Wexcon Inc. of Mohrsville, Pa., was awarded the pipeline construction contract.
“This is a kind of different type of project because they put in the distribution line before the actual wells and treatment tank system,” said John Yoder, vice president, Wexcon. “We had multiple crews with three or four guys in a crew, and we had four crews doing the directional drilling. We had a pullback crew, another connecting drill shots together, another building intersection connections, and another doing water services and hydrants. Standard HDD equipment was used. Maybe 10% of the area had rock, which is typical for southeastern Pennsylvania. In those spots, we had to dig a trench. The longest HDD pull was about an 800-ft drill shot for the 12-in.-diameter HDPE pipe. We had to go through a business parking lot, and they didn’t want any disruption to their business.”
A critical component of the project was to have all the materials—pipe, fittings, valves and fire hydrants—have fusible ends and be delivered to the rural site as needed. There are no mechanical joints that could allow for leakage or any infiltration.

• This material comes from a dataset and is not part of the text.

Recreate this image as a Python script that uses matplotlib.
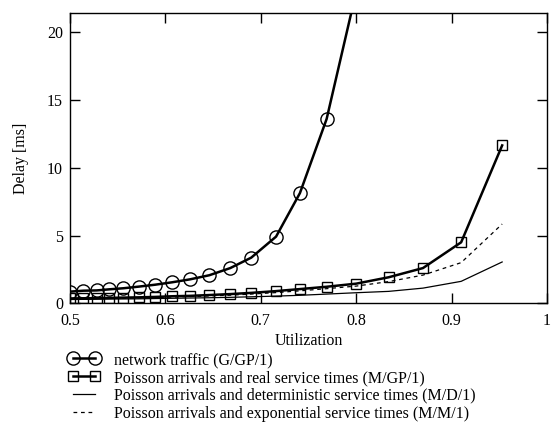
import matplotlib
matplotlib.use("Agg")
import matplotlib.pyplot as plt
import numpy as np
from matplotlib.ticker import FuncFormatter

plt.rcParams['font.family'] = ['Liberation Serif', 'DejaVu Serif']

# utilization sample points
util = [0.500, 0.514, 0.528, 0.541, 0.556, 0.572, 0.589, 0.607, 0.626, 0.646,
        0.668, 0.690, 0.716, 0.741, 0.769, 0.800, 0.834, 0.870, 0.910, 0.953]

# delays [ms]
gp1 = [0.86, 0.93, 0.95, 1.03, 1.11, 1.23, 1.37, 1.55, 1.77, 2.07,
       2.60, 3.37, 4.92, 8.13, 13.6, 23.0]
mgp1 = [0.36, 0.37, 0.38, 0.40, 0.42, 0.44, 0.47, 0.52, 0.55, 0.61,
        0.68, 0.77, 0.90, 1.05, 1.22, 1.45, 1.92, 2.60, 4.50, 11.65]
md1 = [0.28, 0.29, 0.30, 0.31, 0.32, 0.33, 0.35, 0.37, 0.39, 0.41,
       0.44, 0.48, 0.53, 0.59, 0.68, 0.78, 0.88, 1.12, 1.62, 3.05]
mm1 = [0.33, 0.34, 0.35, 0.36, 0.38, 0.40, 0.43, 0.46, 0.50, 0.54,
       0.60, 0.68, 0.79, 0.92, 1.08, 1.27, 1.60, 2.08, 3.00, 5.85]

labels = ["network traffic (G/GP/1)",
          "Poisson arrivals and real service times (M/GP/1)",
          "Poisson arrivals and deterministic service times (M/D/1)",
          "Poisson arrivals and exponential service times (M/M/1)"]

fig = plt.figure(figsize=(5.51, 4.24), dpi=100)
ax = fig.add_axes([70/551, 1-303.3/424, 477/551, 290.3/424])

ax.plot(util[:len(gp1)], gp1, color='black', lw=1.8, marker='o', ms=9.5,
        mfc='none', mec='black', mew=1.0, label=labels[0])
ax.plot(util, mgp1, color='black', lw=1.8, marker='s', ms=7.5,
        mfc='none', mec='black', mew=1.0, label=labels[1])
ax.plot(util, md1, color='black', lw=0.9, label=labels[2])
ax.plot(util, mm1, color='black', lw=0.9, ls=(0, (3, 3)), label=labels[3])

ax.set_xlim(0.5, 1.0)
ax.set_ylim(0, 21.42)
ax.set_xticks(np.arange(0.5, 1.01, 0.1))
ax.set_yticks([0, 5, 10, 15, 20])
ax.xaxis.set_major_formatter(FuncFormatter(lambda v, p: f"{v:g}"))
ax.tick_params(direction='in', length=7, width=1, top=True, right=True,
               labelsize=11.5)
ax.tick_params(axis='x', pad=7)
ax.tick_params(axis='y', pad=5)
for s in ax.spines.values():
    s.set_linewidth(1.0)

ax.set_xlabel("Utilization", fontsize=11.5, labelpad=3)
ax.set_ylabel("Delay [ms]", fontsize=11.5, labelpad=13)

fig.legend(loc='upper left', bbox_to_anchor=(68/551, 1-352/424),
           frameon=False, fontsize=11.5, numpoints=2, handlelength=2.0,
           handletextpad=0.85, labelspacing=0.12, borderpad=0, borderaxespad=0)

fig.savefig("out.png", dpi=100)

“We were able to offer a complete package to the contractor,” said Chad Smith of Core & Main, who oversaw the project. “We have full-service HDPE centers with not only the ability to fabricate fittings and provide the fusing equipment, but also go on site and have our technicians train the customer how to use that equipment. Our local branch in Etters, Pa., was able to provide service on the fire hydrants, the valves and all the other water service products that go along with the HDPE pipe, while our Poca, W.Va., plant did all the custom fabrication. It was these two branches working together that made this job seamless.”
Core & Main provided a two-day training session for the crew.
“Remember, this was to be a leak-free system using HDPE pipe sections that were fused together, along with valves and hydrants with custom made fittings that were joined to the pipe with electrofusion, so proper training was important,” Smith said.
The installation of distribution piping was completed in 2017 and the treatment plant and tower now are under construction.
“The three drinking water supply wells were installed maybe six years ago. The supply lines from the wells to the treatment plant were also 12-in.-diameter DR11 IPS HDPE pipe,” Linahan said.
The project, including the water treatment plant and water tower, is scheduled for completion in 2020.